Some of Butler’s “personal issues” may have been caused by the early onset of what was eventually diagnosed as Alzheimer’s disease. After his mid-’90s retirement from Columbia, he tried, unsuccessfully, to start his own label. As the disease progressed, he moved to a retirement home in Hayward, California, to be near his sister. In January 2008, he went missing for 36 hours. The weather was cold and rainy; he was found near a creek bed, entangled upside down in some bushes. Four months after that incident, on April 9, Butler died at Eden Medical Center in Castro Valley, California. He was 76.

Afterward, his name nearly faded into obscurity. “He is one of the most unsung people in the jazz world,” Wilkins says. “When he passed away there was not a lot of fanfare. I thought at that time that the label would have given him a bigger tribute, because he was quite the accomplished person in the way that he conducted himself.”

“I say this about all A&R guys: If you have a .500 batting average, you’re phenomenal,” Cuscuna adds. “George had certain home runs that weren’t just home runs; they were home runs with the bases loaded and the ball went outside the stadium and into the parking lot.”

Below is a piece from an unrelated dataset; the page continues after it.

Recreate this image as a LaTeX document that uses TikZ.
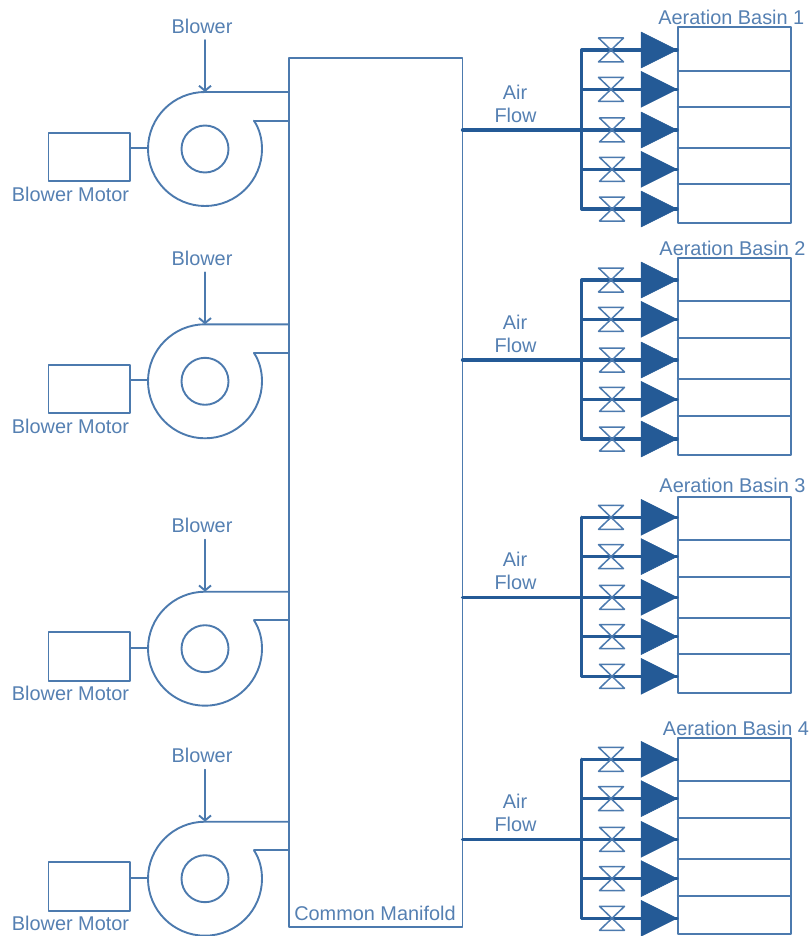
\documentclass[tikz,border=0pt]{standalone}
\usepackage{fontspec}
\setmainfont{Liberation Sans}
\usetikzlibrary{arrows.meta,calc}
\definecolor{thinblue}{HTML}{4C7AAE}
\definecolor{textblue}{HTML}{5580B2}
\definecolor{darkblue}{HTML}{245A96}
\tikzset{
  thinline/.style={draw=thinblue,line width=1.9pt,line join=round,line cap=round},
  pipe/.style={draw=darkblue,line width=3.2pt,line cap=round,line join=round},
  valveshape/.style={draw=thinblue,line width=1.5pt,line join=round},
  nozzle/.style={fill=darkblue,draw=darkblue,line width=.5pt,line join=round},
  label/.style={text=textblue,inner sep=0pt,font=\fontsize{19.9}{22}\selectfont},
  boxnode/.style={thinline,inner sep=0pt,outer sep=0pt,rectangle},
  hubnode/.style={thinline,circle,inner sep=0pt,outer sep=0pt,minimum size=47pt}
}
\begin{document}
\begin{tikzpicture}[x=1pt,y=-1pt]
\useasboundingbox (0,0) rectangle (809,936);
\node[boxnode,minimum width=173.5pt,minimum height=869pt] (manifold) at (375.75,492.5) {};
\node[label] (manifoldlabel) at (375,913) {Common Manifold};
% blowers
\foreach \k/\t in {1/92,2/324.3,3/591.7,4/821.7}{
  \coordinate (fan\k) at (205,\t+57);
  \coordinate (fantop\k) at (205,\t);
  \coordinate (fanwest\k) at (148,\t+56);
  \coordinate (duct\k) at (254,\t+28.7);
  \coordinate (arrowstart\k) at (205,\t-52);
  \node[boxnode,minimum width=81.5pt,minimum height=48.3pt] (motor\k) at (89.25,\t+64.8) {};
  \node[hubnode] (hub\k) at (205,\t+57) {};
  \node[label] (blowerlabel\k) at (202,\t-66) {Blower};
  \node[label] (motorlabel\k) at (70.5,\t+102) {Blower Motor};
  \draw[thinline] (motor\k.east |- fanwest\k) -- (fanwest\k);
  \draw[thinline] (duct\k) .. controls ($(duct\k)+(6,9)$) and ($(fan\k)+(57,-9)$) .. ($(fan\k)+(57,0)$)
     arc[start angle=0,end angle=270,radius=57] -- (fantop\k -| manifold.west);
  \draw[thinline] (duct\k) -- (duct\k -| manifold.west);
  \draw[thinline,-{Straight Barb[length=5pt,width=12pt]}] (arrowstart\k) -- (fantop\k);
}
% basins and air distribution
\foreach \g/\bt/\bb/\dA/\dB/\dC/\dD/\m/\lx/\ly in {
  1/27.3/223.3/70.7/107.3/148.3/184.3/130/731.3/17,
  2/258.3/455/301/338.3/379/415.7/360/732.5/248.3,
  3/496.7/693/540/576.7/617.7/654/597.3/732.5/485.7,
  4/738.3/934.3/781/817.7/859.3/895.7/839.3/736/728.3}{
  \node[boxnode,minimum width=113pt,minimum height={(\bb-\bt)*1pt}] (basin\g) at (734.2,{(\bt+\bb)/2}) {};
  \node[label] (basinlabel\g) at (\lx,\ly) {Aeration Basin \g};
  \foreach \dv in {\dA,\dB,\dC,\dD}{
    \draw[thinline] (basin\g.west |- 0,\dv) -- (basin\g.east |- 0,\dv);
  }
  \node[label] (air\g) at (515,\m-38) {Air};
  \node[label] (flow\g) at (515.5,\m-15) {Flow};
  \coordinate (outlet\g) at (manifold.east |- 0,\m);
  \coordinate (headtop\g) at (581.7,\m-80);
  \coordinate (headbot\g) at (581.7,\m+79);
  \draw[pipe] (outlet\g) -- (581.7,\m);
  \draw[pipe] (headtop\g) -- (headbot\g);
  \foreach \r/\o/\vx in {1/-80/611,2/-40.7/611,3/0/612,4/39.3/612,5/79/612}{
    \coordinate (jn\g\r) at (581.7,\m+\o);
    \coordinate (tip\g\r) at (677,\m+\o);
    \coordinate (valve\g\r) at (\vx,\m+\o);
    \draw[pipe] (jn\g\r) -- (tip\g\r);
    \draw[nozzle] (tip\g\r) -- ($(tip\g\r)+(-36,-18)$) -- ($(tip\g\r)+(-36,18)$) -- cycle;
    \draw[valveshape] ($(valve\g\r)+(-12.5,-12)$) -- ($(valve\g\r)+(12.5,-12)$)
      -- ($(valve\g\r)+(-12.5,12)$) -- ($(valve\g\r)+(12.5,12)$) -- cycle;
  }
}
\end{tikzpicture}
\end{document}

Even though the young lions of the ’80s and ’90s were very much a boy’s club, especially on the instrumental side, Butler recognized the talents of women musicians. At Blue Note, he’d signed Bobbi Humphrey and pianist Barbara Carroll; at Columbia, he brought soprano saxophonist/flutist Hilary Schmidt, violinist Sonya Robinson, soprano/alto saxophonist Jane Ira Bloom, singer Nnenna Freelon, and pianists Aziza Mustafa Zadeh and Rachel Z onboard.

Bloom, who’d already released several albums before signing with Columbia, remembers Butler as being a “class act” and regards him as “one of the last great A&R men in jazz. … The tone of our conversations was always about music. George was very curious about the fact that I was using live electronics from the perspective of a jazz improviser.”

When it came time to record her 1987 Columbia debut Modern Drama, Bloom was one of the label’s few new jazz signees allowed to manage their own budget as a producer. She was also allowed to record with pianist Fred Hersch, bassist Ratzo Harris, drummer Tom Rainey, and vibraphonist David Friedman—musicians with whom she’d already developed a rapport.

“[Butler] recognized me as a woman playing an instrument largely associated with men,” Bloom recalls. “He heard something special in my music, and he wasn’t afraid to get behind it.”

Rachel Z recalls a similar experience when she signed with the label for her 1993 debut Trust the Universe. Butler “knew that it would be a little hard for me being a woman in jazz,” she says. “But we really never spoke about that. He just acted on respecting me as a musician. In that way, he nurtured my talent. He set my expectations high and got me to believe in myself. He was always positioning me to the best of his abilities for me to perform in really high places.”